═════ Data section

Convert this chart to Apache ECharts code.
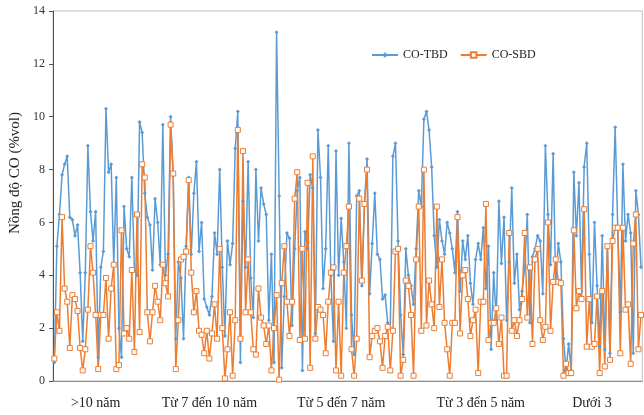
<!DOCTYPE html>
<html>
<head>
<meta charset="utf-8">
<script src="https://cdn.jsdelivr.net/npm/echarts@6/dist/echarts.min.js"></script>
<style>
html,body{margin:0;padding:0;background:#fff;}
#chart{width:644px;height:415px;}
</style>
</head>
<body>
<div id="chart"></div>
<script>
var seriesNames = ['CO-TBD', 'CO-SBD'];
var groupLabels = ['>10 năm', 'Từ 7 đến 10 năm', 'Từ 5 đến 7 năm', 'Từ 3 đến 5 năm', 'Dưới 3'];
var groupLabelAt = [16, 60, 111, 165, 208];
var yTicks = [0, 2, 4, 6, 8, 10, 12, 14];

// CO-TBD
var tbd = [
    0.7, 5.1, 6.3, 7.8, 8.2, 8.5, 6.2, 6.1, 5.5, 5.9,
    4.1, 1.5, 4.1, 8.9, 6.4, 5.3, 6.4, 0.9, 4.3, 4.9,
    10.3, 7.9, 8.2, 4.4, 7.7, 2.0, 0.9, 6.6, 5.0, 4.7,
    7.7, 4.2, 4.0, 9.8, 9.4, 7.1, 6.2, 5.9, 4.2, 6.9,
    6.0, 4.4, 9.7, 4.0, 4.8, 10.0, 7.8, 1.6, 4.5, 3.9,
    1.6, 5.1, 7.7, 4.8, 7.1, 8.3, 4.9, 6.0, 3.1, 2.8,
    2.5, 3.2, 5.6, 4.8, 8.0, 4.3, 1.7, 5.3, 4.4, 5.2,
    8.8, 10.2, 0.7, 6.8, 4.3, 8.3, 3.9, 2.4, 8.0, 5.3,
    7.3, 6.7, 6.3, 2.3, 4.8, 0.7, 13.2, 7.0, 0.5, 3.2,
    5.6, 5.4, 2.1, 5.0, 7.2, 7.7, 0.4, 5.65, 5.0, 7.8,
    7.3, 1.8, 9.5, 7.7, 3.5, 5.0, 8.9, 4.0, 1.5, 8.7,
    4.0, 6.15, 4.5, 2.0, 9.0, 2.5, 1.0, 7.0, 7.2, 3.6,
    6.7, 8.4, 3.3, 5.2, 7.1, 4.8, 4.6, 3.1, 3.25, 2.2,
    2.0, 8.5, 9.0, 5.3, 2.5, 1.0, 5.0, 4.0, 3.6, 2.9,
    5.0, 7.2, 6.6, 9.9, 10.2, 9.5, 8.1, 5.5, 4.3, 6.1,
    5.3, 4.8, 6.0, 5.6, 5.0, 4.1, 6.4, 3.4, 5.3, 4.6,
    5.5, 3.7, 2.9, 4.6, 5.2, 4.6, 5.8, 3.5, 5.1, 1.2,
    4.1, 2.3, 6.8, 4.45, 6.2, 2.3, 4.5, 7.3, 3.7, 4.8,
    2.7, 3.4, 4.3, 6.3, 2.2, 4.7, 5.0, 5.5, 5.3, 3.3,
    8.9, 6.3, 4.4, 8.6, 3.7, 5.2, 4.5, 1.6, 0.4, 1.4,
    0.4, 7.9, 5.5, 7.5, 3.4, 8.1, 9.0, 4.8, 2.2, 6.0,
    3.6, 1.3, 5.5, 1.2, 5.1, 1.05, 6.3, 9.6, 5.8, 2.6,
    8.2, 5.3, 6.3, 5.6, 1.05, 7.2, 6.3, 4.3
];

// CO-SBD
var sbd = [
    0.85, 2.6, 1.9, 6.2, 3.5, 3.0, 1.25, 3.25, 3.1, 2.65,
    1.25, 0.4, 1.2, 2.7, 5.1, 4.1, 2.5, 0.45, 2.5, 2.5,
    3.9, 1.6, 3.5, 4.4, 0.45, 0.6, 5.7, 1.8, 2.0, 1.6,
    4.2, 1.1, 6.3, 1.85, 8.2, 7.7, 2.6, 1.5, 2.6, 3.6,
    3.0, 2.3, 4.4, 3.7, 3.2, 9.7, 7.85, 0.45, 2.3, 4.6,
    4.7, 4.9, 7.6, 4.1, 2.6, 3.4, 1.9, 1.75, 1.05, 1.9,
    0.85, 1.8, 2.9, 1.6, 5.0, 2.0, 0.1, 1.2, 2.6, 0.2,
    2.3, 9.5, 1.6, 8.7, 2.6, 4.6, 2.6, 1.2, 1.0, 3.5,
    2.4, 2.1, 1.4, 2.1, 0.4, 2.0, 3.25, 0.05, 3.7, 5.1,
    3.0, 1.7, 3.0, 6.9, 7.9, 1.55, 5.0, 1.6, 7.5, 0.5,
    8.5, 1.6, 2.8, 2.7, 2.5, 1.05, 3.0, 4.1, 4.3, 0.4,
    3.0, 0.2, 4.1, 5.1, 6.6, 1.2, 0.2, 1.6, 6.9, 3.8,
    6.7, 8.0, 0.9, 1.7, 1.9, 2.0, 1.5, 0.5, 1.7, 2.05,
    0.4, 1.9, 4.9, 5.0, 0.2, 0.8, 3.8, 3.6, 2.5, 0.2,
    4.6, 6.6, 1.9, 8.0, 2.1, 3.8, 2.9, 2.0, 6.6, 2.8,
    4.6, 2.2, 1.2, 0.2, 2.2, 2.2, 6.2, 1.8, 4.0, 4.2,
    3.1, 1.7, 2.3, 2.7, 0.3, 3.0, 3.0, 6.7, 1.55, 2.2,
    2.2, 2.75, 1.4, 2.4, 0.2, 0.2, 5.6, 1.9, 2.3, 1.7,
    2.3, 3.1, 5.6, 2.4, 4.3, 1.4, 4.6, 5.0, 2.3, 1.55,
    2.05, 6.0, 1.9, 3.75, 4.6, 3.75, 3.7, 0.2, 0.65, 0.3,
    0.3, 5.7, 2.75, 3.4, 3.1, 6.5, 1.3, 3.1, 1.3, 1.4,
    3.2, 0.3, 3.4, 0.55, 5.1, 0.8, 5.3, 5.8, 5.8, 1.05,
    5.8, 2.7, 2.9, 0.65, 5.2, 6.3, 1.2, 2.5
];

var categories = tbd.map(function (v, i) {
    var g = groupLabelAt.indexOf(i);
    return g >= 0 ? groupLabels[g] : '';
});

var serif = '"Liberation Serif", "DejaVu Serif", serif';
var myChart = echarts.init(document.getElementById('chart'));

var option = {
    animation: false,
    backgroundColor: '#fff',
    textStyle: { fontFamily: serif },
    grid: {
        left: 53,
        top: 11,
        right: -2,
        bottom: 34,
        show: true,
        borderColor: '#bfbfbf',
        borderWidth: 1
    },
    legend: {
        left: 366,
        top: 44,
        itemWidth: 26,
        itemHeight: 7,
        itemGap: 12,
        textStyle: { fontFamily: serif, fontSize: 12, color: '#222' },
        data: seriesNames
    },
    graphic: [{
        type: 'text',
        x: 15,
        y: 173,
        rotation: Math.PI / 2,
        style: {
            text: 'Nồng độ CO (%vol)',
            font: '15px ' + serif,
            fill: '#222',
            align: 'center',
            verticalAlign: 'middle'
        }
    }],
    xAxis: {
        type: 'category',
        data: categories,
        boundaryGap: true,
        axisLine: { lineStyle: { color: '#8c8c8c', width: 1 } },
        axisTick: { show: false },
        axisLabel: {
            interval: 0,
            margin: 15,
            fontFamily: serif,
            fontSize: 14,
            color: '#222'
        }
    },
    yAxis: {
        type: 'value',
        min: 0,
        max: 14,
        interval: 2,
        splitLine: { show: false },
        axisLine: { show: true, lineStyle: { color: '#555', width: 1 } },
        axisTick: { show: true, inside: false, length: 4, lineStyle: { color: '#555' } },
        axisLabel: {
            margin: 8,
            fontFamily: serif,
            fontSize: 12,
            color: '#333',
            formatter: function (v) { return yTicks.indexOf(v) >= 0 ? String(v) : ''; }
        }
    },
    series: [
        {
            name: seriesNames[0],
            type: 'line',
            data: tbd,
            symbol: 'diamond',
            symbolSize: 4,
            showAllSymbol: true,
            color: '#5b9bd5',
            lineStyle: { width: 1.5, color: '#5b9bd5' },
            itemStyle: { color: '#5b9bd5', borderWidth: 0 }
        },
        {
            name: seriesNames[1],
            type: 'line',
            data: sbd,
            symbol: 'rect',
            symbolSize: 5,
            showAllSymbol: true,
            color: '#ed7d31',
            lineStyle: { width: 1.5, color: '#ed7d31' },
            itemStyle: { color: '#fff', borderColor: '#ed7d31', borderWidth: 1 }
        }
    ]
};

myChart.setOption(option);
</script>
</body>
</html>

══════════

=== Do this ===
Set down again, exactly, the lines of the material above from its first line to the one with "var yTicks = [0, 2, 4, 6, 8, 10, 12, 14];", inclusive. Leave the pictures out.

=== Worked solution ===
Convert this chart to Apache ECharts code.
<!DOCTYPE html>
<html>
<head>
<meta charset="utf-8">
<script src="https://cdn.jsdelivr.net/npm/echarts@6/dist/echarts.min.js"></script>
<style>
html,body{margin:0;padding:0;background:#fff;}
#chart{width:644px;height:415px;}
</style>
</head>
<body>
<div id="chart"></div>
<script>
var seriesNames = ['CO-TBD', 'CO-SBD'];
var groupLabels = ['>10 năm', 'Từ 7 đến 10 năm', 'Từ 5 đến 7 năm', 'Từ 3 đến 5 năm', 'Dưới 3'];
var groupLabelAt = [16, 60, 111, 165, 208];
var yTicks = [0, 2, 4, 6, 8, 10, 12, 14];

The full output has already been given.